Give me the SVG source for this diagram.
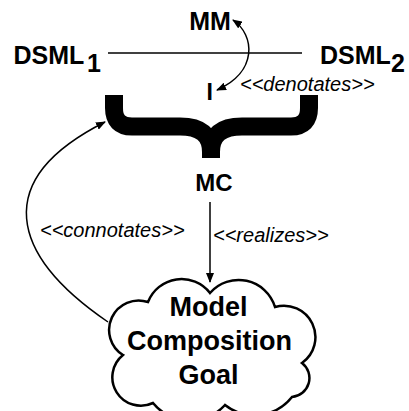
<svg xmlns="http://www.w3.org/2000/svg" width="409" height="411" viewBox="0 0 409 411">
<style>
.b{font-family:"Liberation Sans",Arial,sans-serif;font-weight:bold;fill:#000}
.i{font-family:"Liberation Sans",Arial,sans-serif;font-style:italic;font-size:20px;fill:#000}
.ln{fill:none;stroke:#000;stroke-width:1.5}
</style>
<defs>
<marker id="ah" markerWidth="10" markerHeight="8" refX="9" refY="4" orient="auto-start-reverse" markerUnits="userSpaceOnUse"><path d="M0,0 L10,4 L0,8 z" fill="#000"/></marker>
</defs>
<rect width="409" height="411" fill="#fff"/>
<g id="connectors">
<line class="ln" x1="108" y1="53" x2="302" y2="53"/>
<path class="ln" d="M233,20 C255,35 258,72 217,90" marker-start="url(#ah)" marker-end="url(#ah)"/>
<path class="ln" d="M210,202 V282" marker-end="url(#ah)"/>
<path class="ln" d="M108,322 C10,255 -10,180 105,122" marker-end="url(#ah)"/>
<text class="i" x="240" y="91">&lt;&lt;denotates&gt;&gt;</text>
<text class="i" x="213" y="242">&lt;&lt;realizes&gt;&gt;</text>
<text class="i" x="40" y="237">&lt;&lt;connotates&gt;&gt;</text>
</g>
<g id="MM"><text class="b" x="210" y="30" font-size="25" text-anchor="middle">MM</text></g>
<g id="DSML1"><text class="b" x="13.5" y="64" font-size="25">DSML<tspan x="87" y="71.5">1</tspan></text></g>
<g id="DSML2"><text class="b" x="320" y="64" font-size="25">DSML<tspan x="391" y="71.5">2</tspan></text></g>
<g id="I"><text class="b" x="206.5" y="100" font-size="23">I</text></g>
<g id="brace">
<path d="M114,95 V108 Q114,126.5 132,126.5 H180 Q211,126.5 211,152 V158" fill="none" stroke="#000" stroke-width="18"/>
<path d="M309,95 V108 Q309,126.5 291,126.5 H242 Q211,126.5 211,152 V158" fill="none" stroke="#000" stroke-width="18"/>
</g>
<g id="MC"><text class="b" x="214" y="191" font-size="24" text-anchor="middle">MC</text></g>
<g id="goal">
<path d="M148,302 A36,36 0 0 1 210,293 A38,38 0 0 1 275,307 A31.5,31.5 0 0 1 302,363 A19,19 0 0 1 292,397 A48,48 0 0 1 225,405 A48,48 0 0 1 153,403 A28.5,28.5 0 0 1 123,355 A29.5,29.5 0 0 1 148,302 Z" fill="#fff" stroke="#000" stroke-width="2.5"/>
<text class="b" font-size="27" text-anchor="middle"><tspan x="208.5" y="316">Model</tspan><tspan x="209.5" y="350">Composition</tspan><tspan x="208.5" y="384">Goal</tspan></text>
</g>
</svg>
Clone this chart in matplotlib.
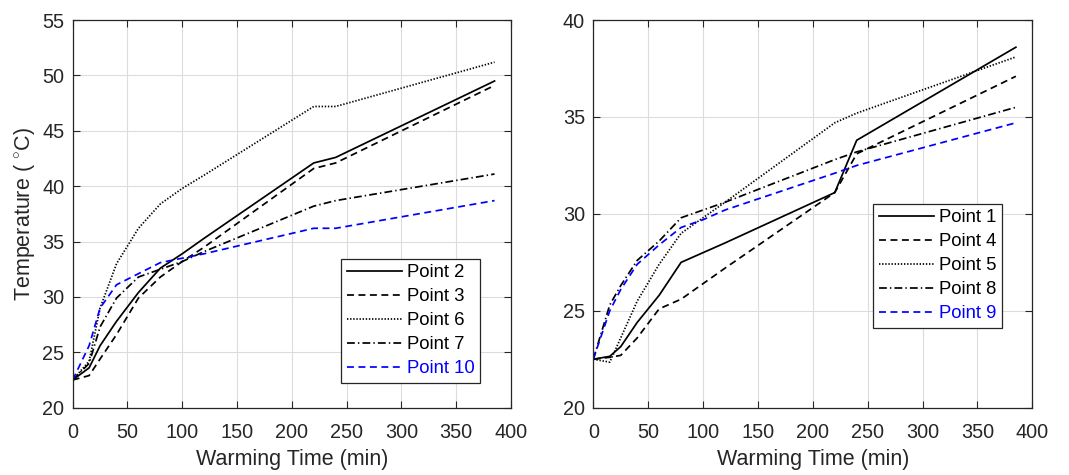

····················

**Problem to solve**:
Copy all the records above exactly, but leave out the pictures.

**The result**:
Give me the SVG source for this diagram.
<svg xmlns="http://www.w3.org/2000/svg" width="409" height="411" viewBox="0 0 409 411">
<style>
.b{font-family:"Liberation Sans",Arial,sans-serif;font-weight:bold;fill:#000}
.i{font-family:"Liberation Sans",Arial,sans-serif;font-style:italic;font-size:20px;fill:#000}
.ln{fill:none;stroke:#000;stroke-width:1.5}
</style>
<defs>
<marker id="ah" markerWidth="10" markerHeight="8" refX="9" refY="4" orient="auto-start-reverse" markerUnits="userSpaceOnUse"><path d="M0,0 L10,4 L0,8 z" fill="#000"/></marker>
</defs>
<rect width="409" height="411" fill="#fff"/>
<g id="connectors">
<line class="ln" x1="108" y1="53" x2="302" y2="53"/>
<path class="ln" d="M233,20 C255,35 258,72 217,90" marker-start="url(#ah)" marker-end="url(#ah)"/>
<path class="ln" d="M210,202 V282" marker-end="url(#ah)"/>
<path class="ln" d="M108,322 C10,255 -10,180 105,122" marker-end="url(#ah)"/>
<text class="i" x="240" y="91">&lt;&lt;denotates&gt;&gt;</text>
<text class="i" x="213" y="242">&lt;&lt;realizes&gt;&gt;</text>
<text class="i" x="40" y="237">&lt;&lt;connotates&gt;&gt;</text>
</g>
<g id="MM"><text class="b" x="210" y="30" font-size="25" text-anchor="middle">MM</text></g>
<g id="DSML1"><text class="b" x="13.5" y="64" font-size="25">DSML<tspan x="87" y="71.5">1</tspan></text></g>
<g id="DSML2"><text class="b" x="320" y="64" font-size="25">DSML<tspan x="391" y="71.5">2</tspan></text></g>
<g id="I"><text class="b" x="206.5" y="100" font-size="23">I</text></g>
<g id="brace">
<path d="M114,95 V108 Q114,126.5 132,126.5 H180 Q211,126.5 211,152 V158" fill="none" stroke="#000" stroke-width="18"/>
<path d="M309,95 V108 Q309,126.5 291,126.5 H242 Q211,126.5 211,152 V158" fill="none" stroke="#000" stroke-width="18"/>
</g>
<g id="MC"><text class="b" x="214" y="191" font-size="24" text-anchor="middle">MC</text></g>
<g id="goal">
<path d="M148,302 A36,36 0 0 1 210,293 A38,38 0 0 1 275,307 A31.5,31.5 0 0 1 302,363 A19,19 0 0 1 292,397 A48,48 0 0 1 225,405 A48,48 0 0 1 153,403 A28.5,28.5 0 0 1 123,355 A29.5,29.5 0 0 1 148,302 Z" fill="#fff" stroke="#000" stroke-width="2.5"/>
<text class="b" font-size="27" text-anchor="middle"><tspan x="208.5" y="316">Model</tspan><tspan x="209.5" y="350">Composition</tspan><tspan x="208.5" y="384">Goal</tspan></text>
</g>
</svg>
Clone this chart in matplotlib.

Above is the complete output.